Dana Greene (Emory University), biographer of British spiritual thinker Evelyn Underhill and Catholic author and social activist Maisie Ward, is at home here with the life and work of British-American poet Denise Levertov.

Denise Levertov was all of the above as well of one of America’s finest and most prolific contemporary poets. Ms. Greene has done us all a service with this much awaited and essential portrait of a major figure in American literature.

The book was no easy task, as the poet often wrote and spoke about her abhorrence of biographers who play on gossip, asking instead that any biographer center her subject on the author’s or artist’s work.

The other challenge was that Ms. Greene, who had never met Levertov, had to base her personal portrait on interviews and writings with the author’s family, colleagues, lovers, and fellow poets, as well as Levertov’s self-revealing poetry and autobiographical writings.

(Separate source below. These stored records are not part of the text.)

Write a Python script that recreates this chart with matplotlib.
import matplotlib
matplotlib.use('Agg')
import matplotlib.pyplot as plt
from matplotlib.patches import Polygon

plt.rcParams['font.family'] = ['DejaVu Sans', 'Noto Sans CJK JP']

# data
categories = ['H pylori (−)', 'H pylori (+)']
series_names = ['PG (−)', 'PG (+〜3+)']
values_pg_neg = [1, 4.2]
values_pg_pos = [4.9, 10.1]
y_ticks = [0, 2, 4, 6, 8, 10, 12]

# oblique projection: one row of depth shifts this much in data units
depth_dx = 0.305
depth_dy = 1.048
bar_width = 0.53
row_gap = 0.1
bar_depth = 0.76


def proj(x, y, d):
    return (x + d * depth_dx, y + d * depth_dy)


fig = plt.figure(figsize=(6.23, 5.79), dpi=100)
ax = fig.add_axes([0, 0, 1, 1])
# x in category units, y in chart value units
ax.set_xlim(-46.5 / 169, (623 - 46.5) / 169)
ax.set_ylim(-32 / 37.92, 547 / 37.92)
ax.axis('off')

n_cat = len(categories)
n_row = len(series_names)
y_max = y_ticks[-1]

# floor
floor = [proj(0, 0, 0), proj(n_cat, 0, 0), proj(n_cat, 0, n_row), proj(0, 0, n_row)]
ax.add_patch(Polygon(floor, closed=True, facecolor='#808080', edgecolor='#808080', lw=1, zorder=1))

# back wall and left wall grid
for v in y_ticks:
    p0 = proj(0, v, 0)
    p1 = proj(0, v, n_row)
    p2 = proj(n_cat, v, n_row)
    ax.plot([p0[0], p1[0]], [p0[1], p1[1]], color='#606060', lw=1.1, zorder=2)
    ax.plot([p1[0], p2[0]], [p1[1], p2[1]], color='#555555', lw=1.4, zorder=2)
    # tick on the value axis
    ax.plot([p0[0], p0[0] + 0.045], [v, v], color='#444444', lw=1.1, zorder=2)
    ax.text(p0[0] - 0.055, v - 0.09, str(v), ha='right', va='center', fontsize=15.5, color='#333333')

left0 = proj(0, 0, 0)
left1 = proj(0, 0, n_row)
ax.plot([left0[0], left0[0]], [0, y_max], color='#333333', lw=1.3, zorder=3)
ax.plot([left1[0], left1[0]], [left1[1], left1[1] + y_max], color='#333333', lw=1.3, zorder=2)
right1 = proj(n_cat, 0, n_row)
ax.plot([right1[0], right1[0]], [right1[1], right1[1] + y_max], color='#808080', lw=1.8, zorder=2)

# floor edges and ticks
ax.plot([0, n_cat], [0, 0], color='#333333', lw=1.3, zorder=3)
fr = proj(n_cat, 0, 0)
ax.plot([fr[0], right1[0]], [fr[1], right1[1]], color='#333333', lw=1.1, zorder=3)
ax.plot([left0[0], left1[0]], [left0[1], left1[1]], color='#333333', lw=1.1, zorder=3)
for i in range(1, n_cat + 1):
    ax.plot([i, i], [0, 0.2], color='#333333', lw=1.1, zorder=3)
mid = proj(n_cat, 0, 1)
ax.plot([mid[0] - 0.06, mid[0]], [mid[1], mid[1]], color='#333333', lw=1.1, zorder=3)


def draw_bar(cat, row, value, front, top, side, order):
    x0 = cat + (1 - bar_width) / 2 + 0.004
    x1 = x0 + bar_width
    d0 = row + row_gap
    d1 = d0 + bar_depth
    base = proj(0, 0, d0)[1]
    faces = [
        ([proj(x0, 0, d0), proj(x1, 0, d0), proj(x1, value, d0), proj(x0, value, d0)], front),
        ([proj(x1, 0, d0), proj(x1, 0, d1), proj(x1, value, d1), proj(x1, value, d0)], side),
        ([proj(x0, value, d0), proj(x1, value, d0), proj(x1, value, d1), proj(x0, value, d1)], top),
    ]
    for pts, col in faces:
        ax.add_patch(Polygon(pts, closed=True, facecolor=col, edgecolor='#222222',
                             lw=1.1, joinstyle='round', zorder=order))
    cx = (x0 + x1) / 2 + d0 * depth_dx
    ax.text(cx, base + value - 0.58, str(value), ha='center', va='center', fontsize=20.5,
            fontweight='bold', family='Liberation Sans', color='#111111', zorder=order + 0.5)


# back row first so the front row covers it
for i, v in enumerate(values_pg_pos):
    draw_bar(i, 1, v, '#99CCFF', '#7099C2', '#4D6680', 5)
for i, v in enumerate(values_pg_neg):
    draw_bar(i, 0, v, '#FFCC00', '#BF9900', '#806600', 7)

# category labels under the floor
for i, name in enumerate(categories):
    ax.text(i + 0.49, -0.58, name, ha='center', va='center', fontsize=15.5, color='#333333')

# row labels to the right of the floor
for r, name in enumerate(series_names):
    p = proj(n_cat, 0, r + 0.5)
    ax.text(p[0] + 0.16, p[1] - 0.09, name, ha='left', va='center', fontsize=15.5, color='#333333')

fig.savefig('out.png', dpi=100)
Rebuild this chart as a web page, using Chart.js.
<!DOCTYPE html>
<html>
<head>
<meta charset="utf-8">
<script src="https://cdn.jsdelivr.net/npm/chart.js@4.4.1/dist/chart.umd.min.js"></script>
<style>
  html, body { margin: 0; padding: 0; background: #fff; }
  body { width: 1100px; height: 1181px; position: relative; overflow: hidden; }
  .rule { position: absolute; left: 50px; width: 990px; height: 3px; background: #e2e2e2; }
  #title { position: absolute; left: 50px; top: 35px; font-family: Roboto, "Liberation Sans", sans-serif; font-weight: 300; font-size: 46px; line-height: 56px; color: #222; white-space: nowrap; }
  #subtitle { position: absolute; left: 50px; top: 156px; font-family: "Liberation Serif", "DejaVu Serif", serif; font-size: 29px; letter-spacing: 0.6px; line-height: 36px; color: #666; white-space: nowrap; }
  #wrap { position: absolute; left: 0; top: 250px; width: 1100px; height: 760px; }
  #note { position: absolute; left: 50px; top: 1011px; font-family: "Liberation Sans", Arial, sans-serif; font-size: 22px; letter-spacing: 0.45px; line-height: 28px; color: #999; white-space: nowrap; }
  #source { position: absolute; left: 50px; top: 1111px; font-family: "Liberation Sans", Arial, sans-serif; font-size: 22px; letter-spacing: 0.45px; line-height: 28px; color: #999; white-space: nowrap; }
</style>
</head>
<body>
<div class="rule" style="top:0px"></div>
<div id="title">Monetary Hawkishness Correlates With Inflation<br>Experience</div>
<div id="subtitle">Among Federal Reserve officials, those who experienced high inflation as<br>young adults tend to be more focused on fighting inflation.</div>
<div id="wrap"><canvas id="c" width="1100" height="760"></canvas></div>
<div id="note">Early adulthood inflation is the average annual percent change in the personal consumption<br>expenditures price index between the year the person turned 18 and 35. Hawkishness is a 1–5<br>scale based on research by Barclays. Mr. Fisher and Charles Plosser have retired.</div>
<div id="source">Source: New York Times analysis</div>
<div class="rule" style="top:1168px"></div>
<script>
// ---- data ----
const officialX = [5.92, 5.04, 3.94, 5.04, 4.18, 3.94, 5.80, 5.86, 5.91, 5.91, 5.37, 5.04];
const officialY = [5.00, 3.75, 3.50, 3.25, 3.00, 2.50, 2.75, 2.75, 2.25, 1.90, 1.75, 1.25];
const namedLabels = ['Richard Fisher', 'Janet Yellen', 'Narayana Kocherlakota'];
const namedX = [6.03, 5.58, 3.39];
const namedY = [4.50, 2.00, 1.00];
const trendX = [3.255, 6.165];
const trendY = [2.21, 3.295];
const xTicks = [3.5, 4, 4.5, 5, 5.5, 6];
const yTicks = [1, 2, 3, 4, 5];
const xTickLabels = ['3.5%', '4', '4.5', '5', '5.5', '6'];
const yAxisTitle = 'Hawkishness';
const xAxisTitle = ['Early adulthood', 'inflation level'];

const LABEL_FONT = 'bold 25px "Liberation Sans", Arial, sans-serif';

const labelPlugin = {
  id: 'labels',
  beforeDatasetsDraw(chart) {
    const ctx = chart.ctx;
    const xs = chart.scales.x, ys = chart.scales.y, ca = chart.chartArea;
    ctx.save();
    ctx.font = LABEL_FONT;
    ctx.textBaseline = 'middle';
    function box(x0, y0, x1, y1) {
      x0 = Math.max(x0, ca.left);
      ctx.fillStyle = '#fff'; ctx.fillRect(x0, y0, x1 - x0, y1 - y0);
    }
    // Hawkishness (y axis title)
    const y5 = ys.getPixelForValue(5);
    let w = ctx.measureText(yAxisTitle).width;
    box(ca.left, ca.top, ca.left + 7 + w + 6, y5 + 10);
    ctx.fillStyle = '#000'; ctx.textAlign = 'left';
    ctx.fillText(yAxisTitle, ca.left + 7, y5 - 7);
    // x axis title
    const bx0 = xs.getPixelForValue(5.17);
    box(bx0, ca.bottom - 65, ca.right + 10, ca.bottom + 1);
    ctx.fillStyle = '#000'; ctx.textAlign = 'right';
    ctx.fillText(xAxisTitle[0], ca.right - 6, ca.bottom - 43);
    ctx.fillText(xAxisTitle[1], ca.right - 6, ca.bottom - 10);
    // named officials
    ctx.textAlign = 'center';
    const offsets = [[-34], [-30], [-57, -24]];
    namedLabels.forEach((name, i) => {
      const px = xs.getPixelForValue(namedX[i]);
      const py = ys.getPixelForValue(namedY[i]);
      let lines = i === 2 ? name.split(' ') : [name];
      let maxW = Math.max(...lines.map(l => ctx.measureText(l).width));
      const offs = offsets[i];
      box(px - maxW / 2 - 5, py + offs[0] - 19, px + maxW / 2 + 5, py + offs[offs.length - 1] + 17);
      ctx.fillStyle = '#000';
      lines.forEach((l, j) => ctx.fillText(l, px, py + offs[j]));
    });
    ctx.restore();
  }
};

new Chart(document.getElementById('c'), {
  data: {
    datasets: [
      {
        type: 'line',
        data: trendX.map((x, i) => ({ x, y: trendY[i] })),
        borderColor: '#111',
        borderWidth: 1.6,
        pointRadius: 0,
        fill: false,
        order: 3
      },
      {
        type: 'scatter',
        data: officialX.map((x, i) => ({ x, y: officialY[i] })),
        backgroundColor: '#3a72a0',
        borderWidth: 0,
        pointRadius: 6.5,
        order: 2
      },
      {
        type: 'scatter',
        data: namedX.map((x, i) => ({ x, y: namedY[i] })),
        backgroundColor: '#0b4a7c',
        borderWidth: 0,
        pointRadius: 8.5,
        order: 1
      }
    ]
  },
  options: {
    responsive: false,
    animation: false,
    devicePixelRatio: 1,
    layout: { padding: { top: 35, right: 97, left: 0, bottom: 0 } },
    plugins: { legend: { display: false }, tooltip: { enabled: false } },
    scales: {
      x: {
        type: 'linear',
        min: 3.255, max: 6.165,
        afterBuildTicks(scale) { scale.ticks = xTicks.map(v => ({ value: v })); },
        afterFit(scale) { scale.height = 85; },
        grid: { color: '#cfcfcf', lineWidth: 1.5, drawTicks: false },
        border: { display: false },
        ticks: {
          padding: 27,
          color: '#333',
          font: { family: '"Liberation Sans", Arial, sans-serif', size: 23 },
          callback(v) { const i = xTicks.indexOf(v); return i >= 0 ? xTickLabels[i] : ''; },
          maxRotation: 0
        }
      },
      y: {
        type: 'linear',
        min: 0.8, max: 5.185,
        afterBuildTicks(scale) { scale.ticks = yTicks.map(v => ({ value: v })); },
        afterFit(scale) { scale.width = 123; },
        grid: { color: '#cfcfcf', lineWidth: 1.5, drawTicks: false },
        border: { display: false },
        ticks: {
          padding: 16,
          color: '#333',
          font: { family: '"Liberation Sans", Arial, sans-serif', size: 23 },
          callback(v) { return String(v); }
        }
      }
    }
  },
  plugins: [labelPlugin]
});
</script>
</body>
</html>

She does a remarkable job here of delicately delving into the author’s psyche and tumultuous life as well as following her spiritual questing while managing to center it all through a penetrating analysis of the writing.

Denise Levertov emerges as a person and a poet. Daughter and sister, wife and mother, lover and friend, fellow poet and teacher—she comes alive here in all of her triumphs and struggles due largely to Ms. Greene’s research and writing skills but also to the detailed Levertov archives housed mainly at Stanford University where Levertov taught in her final years.